[Records contained in a dataset]
◆ ◆ ◆

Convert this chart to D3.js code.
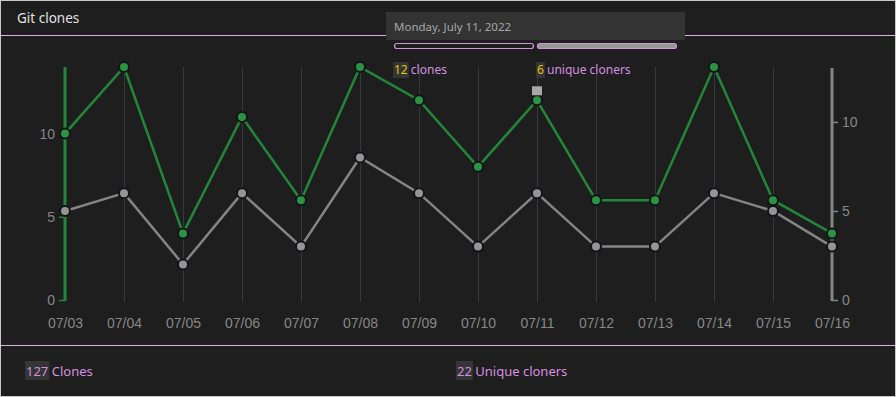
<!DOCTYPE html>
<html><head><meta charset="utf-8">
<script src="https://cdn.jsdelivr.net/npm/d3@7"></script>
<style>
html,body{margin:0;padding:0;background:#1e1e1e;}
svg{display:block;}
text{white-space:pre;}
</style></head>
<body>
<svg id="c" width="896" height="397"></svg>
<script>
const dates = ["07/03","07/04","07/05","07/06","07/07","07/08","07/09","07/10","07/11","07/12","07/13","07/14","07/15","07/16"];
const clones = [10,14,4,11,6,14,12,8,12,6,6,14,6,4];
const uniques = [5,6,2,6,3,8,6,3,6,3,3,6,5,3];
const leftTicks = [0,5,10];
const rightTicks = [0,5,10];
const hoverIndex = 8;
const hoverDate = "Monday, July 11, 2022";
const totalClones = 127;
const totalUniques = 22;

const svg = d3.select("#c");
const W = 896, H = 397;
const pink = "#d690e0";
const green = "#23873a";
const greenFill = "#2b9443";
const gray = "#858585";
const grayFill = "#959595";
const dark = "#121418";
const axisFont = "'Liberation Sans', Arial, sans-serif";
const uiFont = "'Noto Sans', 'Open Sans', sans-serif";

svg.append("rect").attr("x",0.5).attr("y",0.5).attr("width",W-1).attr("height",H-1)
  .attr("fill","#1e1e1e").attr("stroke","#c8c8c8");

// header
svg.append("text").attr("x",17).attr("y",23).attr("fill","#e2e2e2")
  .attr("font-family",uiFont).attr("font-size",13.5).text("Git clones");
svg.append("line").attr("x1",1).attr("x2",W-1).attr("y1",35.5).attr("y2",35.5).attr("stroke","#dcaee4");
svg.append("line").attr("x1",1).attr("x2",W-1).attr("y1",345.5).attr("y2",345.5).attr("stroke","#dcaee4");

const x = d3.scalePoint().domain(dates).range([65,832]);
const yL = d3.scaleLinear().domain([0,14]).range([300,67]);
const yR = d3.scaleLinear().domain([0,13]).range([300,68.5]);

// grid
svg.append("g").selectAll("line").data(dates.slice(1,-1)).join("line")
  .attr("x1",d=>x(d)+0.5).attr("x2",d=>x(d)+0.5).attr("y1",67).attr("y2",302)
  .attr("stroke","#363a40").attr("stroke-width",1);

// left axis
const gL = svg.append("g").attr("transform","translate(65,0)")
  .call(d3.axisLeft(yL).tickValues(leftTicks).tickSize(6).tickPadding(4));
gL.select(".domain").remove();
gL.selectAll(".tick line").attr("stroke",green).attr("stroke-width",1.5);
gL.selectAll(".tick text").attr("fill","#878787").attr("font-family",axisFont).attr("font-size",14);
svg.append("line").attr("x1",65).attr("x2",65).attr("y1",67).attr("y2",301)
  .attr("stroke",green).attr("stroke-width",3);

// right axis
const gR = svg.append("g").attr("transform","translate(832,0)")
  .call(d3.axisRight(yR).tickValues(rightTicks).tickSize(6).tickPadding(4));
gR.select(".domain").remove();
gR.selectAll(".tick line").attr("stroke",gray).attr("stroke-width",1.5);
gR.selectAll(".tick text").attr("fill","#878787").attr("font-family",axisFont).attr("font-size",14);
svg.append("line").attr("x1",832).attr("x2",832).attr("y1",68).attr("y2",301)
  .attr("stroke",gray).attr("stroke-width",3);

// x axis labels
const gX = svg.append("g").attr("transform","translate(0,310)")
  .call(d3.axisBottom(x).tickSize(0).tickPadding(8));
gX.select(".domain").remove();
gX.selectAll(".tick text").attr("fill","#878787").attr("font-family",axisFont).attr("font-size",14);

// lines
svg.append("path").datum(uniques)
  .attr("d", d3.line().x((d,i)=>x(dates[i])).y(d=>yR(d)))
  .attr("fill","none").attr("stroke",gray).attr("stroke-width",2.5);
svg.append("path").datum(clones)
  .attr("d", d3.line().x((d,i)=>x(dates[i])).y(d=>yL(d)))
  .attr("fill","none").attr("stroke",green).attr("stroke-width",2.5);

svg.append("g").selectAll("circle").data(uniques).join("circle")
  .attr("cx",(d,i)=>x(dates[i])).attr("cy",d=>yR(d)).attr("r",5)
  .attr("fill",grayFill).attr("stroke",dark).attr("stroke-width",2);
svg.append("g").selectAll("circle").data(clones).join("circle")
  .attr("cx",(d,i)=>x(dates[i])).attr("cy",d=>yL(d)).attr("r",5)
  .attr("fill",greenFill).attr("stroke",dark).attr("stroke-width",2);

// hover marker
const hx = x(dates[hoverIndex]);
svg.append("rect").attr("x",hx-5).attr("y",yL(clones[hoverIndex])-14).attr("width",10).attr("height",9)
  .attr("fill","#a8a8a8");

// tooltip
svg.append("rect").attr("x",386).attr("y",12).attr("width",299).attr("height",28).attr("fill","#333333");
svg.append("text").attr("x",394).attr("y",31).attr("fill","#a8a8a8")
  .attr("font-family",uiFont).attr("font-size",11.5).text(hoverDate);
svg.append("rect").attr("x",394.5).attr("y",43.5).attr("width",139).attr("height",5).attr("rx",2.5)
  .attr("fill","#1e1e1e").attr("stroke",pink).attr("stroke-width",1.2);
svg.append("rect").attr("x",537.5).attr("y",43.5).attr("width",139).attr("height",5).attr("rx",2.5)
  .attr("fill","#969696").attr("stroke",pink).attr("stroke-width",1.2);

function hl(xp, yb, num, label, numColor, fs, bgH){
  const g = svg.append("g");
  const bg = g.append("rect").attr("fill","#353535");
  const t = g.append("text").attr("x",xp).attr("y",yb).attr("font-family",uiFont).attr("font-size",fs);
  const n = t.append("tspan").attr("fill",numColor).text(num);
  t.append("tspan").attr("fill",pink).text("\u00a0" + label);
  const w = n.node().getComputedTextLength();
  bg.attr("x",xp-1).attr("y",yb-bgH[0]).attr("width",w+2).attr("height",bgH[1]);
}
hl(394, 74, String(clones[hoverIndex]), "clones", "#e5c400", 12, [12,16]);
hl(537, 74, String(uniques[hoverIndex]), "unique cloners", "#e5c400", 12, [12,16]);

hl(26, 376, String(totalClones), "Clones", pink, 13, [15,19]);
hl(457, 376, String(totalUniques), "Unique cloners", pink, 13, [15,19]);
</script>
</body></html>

◆ ◆ ◆

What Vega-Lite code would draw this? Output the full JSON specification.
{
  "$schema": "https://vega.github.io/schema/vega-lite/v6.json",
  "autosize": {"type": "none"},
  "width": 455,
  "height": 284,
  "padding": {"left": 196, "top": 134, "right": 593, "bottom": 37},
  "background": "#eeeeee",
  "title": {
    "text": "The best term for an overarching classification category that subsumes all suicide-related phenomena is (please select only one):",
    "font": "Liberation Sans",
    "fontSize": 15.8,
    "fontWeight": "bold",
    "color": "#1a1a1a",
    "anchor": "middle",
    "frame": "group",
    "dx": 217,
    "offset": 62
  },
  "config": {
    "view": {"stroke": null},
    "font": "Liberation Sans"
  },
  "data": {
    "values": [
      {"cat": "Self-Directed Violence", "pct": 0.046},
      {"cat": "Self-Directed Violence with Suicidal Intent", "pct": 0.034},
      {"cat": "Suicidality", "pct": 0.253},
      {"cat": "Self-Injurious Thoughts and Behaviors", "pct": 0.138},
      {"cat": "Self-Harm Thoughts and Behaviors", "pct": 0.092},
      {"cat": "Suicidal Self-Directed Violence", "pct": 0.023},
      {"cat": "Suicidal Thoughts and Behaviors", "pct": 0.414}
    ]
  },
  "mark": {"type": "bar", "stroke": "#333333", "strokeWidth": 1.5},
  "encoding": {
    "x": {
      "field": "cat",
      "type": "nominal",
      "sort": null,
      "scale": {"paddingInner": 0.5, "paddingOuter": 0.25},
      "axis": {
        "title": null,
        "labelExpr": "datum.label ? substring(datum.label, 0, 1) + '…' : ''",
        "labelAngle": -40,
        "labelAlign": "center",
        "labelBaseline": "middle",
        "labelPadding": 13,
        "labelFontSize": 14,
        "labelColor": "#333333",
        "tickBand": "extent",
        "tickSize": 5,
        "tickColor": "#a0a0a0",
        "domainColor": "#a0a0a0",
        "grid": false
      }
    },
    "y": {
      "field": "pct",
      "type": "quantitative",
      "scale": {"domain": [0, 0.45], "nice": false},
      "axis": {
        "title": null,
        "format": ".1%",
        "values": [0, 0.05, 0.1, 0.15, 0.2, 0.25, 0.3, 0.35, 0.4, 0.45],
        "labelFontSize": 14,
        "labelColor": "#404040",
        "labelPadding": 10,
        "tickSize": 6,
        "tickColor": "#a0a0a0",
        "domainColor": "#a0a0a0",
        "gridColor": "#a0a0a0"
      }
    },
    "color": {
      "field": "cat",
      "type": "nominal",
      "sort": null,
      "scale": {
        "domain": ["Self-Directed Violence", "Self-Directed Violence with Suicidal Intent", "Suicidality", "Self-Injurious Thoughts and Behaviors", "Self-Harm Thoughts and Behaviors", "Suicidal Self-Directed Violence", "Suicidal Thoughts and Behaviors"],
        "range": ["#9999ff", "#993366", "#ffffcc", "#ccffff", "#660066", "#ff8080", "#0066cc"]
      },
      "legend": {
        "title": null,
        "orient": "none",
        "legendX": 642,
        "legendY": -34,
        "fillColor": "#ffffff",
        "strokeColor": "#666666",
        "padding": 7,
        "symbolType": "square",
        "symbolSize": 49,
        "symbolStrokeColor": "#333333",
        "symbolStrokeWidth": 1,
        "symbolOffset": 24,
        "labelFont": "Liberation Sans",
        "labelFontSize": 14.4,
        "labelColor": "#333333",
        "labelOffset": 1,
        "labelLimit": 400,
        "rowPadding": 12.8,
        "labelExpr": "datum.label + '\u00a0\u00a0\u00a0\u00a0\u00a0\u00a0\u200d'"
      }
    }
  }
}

◆ ◆ ◆

### To be done
Skip every picture. Repeat the lines from the one with "Convert this chart to D3.js code." through the one with "const totalUniques = 22;", both ends included.

### Solved exercise
Convert this chart to D3.js code.
<!DOCTYPE html>
<html><head><meta charset="utf-8">
<script src="https://cdn.jsdelivr.net/npm/d3@7"></script>
<style>
html,body{margin:0;padding:0;background:#1e1e1e;}
svg{display:block;}
text{white-space:pre;}
</style></head>
<body>
<svg id="c" width="896" height="397"></svg>
<script>
const dates = ["07/03","07/04","07/05","07/06","07/07","07/08","07/09","07/10","07/11","07/12","07/13","07/14","07/15","07/16"];
const clones = [10,14,4,11,6,14,12,8,12,6,6,14,6,4];
const uniques = [5,6,2,6,3,8,6,3,6,3,3,6,5,3];
const leftTicks = [0,5,10];
const rightTicks = [0,5,10];
const hoverIndex = 8;
const hoverDate = "Monday, July 11, 2022";
const totalClones = 127;
const totalUniques = 22;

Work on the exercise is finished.